What needs to be done: Retype exactly what runs from the first line of the data to the line with "const ctx = document.getElementById('usageChart');", keeping both of those lines and skipping pictures.

Record set:
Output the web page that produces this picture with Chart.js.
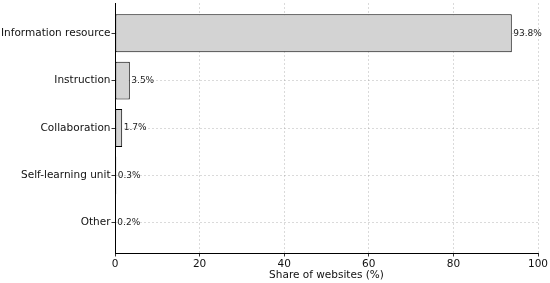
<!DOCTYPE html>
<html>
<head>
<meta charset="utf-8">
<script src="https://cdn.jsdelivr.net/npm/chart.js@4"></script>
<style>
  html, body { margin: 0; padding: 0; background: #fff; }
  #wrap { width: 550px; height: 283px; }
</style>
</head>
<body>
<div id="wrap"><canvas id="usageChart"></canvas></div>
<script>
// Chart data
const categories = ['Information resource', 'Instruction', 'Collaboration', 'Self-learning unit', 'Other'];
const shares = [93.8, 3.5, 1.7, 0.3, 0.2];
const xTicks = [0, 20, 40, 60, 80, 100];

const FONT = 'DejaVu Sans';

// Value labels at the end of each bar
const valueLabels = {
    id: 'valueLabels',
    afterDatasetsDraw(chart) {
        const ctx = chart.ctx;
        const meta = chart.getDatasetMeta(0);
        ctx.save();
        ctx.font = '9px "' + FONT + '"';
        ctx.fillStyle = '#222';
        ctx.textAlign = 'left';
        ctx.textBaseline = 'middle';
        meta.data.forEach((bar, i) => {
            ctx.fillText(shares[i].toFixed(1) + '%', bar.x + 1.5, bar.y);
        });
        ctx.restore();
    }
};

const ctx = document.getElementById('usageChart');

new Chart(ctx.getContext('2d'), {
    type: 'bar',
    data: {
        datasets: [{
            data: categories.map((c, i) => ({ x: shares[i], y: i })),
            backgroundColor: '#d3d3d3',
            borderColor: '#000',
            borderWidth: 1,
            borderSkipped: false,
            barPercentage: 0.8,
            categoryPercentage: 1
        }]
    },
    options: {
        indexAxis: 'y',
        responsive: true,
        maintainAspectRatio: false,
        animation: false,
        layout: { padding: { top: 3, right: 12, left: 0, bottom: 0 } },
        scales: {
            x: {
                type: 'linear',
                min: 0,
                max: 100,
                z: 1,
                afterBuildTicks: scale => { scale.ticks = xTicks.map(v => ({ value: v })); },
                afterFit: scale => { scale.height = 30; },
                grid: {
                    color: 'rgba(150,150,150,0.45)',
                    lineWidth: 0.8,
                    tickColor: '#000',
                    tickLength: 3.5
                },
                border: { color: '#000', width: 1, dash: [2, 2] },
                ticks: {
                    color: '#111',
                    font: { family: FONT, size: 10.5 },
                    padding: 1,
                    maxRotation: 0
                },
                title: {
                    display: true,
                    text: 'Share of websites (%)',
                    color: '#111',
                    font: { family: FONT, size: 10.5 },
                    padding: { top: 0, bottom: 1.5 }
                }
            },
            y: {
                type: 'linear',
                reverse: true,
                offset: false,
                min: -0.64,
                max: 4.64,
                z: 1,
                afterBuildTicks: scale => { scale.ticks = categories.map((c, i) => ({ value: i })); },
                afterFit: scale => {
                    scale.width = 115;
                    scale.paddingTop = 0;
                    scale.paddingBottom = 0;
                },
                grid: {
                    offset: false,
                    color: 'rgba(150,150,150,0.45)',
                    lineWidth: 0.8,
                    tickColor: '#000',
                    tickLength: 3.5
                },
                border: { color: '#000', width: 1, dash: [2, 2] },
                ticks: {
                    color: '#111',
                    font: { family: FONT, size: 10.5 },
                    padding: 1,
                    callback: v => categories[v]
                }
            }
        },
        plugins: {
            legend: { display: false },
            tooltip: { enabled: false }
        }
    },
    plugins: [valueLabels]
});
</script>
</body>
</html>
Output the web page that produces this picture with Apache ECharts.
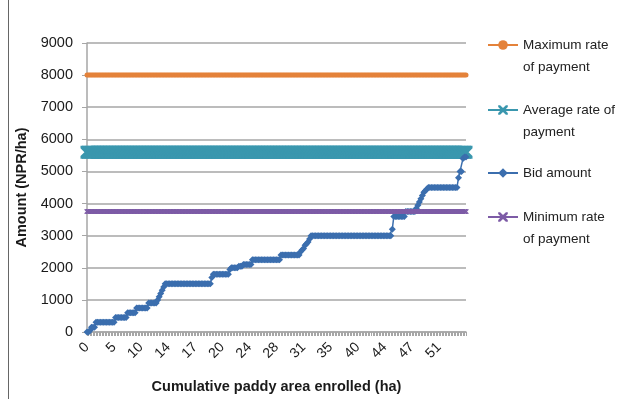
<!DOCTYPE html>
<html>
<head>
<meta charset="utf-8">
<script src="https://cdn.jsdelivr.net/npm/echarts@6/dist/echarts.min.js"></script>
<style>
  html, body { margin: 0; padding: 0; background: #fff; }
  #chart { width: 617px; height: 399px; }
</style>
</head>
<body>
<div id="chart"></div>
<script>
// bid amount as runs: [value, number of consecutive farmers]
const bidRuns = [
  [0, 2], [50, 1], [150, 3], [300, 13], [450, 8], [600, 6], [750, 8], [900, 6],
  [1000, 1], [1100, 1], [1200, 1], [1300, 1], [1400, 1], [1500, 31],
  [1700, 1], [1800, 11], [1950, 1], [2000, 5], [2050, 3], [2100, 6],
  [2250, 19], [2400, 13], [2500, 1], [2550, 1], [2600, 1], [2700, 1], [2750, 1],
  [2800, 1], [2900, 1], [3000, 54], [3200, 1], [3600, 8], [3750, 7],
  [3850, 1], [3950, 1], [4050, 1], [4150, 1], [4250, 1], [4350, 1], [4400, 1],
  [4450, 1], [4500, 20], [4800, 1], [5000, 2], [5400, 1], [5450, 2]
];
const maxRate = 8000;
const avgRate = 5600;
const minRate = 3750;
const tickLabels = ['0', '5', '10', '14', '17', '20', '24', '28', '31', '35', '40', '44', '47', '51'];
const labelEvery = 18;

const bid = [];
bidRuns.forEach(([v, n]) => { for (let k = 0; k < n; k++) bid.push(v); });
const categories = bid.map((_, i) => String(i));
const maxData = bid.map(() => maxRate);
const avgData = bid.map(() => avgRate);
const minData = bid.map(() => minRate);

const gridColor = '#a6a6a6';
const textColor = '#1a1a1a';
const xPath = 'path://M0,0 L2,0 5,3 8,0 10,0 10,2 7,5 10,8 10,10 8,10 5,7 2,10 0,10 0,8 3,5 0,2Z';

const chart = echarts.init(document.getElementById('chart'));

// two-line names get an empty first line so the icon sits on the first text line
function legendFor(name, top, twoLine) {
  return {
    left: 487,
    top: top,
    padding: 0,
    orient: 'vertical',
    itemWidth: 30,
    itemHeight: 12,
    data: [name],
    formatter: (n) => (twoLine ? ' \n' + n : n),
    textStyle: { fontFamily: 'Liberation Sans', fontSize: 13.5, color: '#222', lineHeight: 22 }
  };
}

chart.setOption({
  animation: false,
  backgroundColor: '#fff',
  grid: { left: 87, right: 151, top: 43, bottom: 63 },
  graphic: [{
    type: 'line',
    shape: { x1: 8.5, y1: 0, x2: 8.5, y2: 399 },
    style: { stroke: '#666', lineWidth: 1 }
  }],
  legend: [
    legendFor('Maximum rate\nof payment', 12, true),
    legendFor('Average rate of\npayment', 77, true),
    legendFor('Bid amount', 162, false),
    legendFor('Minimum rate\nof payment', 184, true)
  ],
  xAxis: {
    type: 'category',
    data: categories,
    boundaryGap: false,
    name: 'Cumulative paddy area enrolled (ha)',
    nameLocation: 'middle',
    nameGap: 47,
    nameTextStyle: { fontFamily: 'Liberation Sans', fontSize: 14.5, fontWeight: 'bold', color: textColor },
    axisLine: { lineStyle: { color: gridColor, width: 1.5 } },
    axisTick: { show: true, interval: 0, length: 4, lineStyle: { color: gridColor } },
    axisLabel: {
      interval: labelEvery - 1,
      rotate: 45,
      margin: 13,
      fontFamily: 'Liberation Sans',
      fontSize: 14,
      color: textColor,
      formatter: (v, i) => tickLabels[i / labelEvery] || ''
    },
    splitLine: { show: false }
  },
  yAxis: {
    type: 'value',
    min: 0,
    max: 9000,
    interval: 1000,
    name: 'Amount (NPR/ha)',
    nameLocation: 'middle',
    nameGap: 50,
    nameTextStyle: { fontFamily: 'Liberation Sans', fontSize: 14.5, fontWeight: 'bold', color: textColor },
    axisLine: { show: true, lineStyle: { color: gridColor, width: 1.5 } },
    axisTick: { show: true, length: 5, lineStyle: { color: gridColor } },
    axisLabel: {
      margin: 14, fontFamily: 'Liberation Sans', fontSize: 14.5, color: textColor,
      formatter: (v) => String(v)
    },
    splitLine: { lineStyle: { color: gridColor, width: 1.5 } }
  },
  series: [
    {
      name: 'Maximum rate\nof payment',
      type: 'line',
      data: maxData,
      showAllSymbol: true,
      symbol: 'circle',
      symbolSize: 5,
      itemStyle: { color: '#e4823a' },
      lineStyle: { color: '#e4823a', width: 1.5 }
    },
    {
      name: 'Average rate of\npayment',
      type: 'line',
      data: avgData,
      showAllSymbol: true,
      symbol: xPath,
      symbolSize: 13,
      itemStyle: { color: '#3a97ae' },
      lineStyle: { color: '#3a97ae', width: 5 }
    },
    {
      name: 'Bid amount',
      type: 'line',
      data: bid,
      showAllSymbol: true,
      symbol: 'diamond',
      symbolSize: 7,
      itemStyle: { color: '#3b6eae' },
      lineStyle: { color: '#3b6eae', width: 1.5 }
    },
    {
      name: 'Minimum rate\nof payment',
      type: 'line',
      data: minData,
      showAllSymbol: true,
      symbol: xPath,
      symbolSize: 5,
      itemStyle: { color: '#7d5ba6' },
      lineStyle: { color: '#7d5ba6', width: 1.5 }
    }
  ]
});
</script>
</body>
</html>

Exercise output:
Output the web page that produces this picture with Chart.js.
<!DOCTYPE html>
<html>
<head>
<meta charset="utf-8">
<script src="https://cdn.jsdelivr.net/npm/chart.js@4"></script>
<style>
  html, body { margin: 0; padding: 0; background: #fff; }
  #wrap { width: 550px; height: 283px; }
</style>
</head>
<body>
<div id="wrap"><canvas id="usageChart"></canvas></div>
<script>
// Chart data
const categories = ['Information resource', 'Instruction', 'Collaboration', 'Self-learning unit', 'Other'];
const shares = [93.8, 3.5, 1.7, 0.3, 0.2];
const xTicks = [0, 20, 40, 60, 80, 100];

const FONT = 'DejaVu Sans';

// Value labels at the end of each bar
const valueLabels = {
    id: 'valueLabels',
    afterDatasetsDraw(chart) {
        const ctx = chart.ctx;
        const meta = chart.getDatasetMeta(0);
        ctx.save();
        ctx.font = '9px "' + FONT + '"';
        ctx.fillStyle = '#222';
        ctx.textAlign = 'left';
        ctx.textBaseline = 'middle';
        meta.data.forEach((bar, i) => {
            ctx.fillText(shares[i].toFixed(1) + '%', bar.x + 1.5, bar.y);
        });
        ctx.restore();
    }
};

const ctx = document.getElementById('usageChart');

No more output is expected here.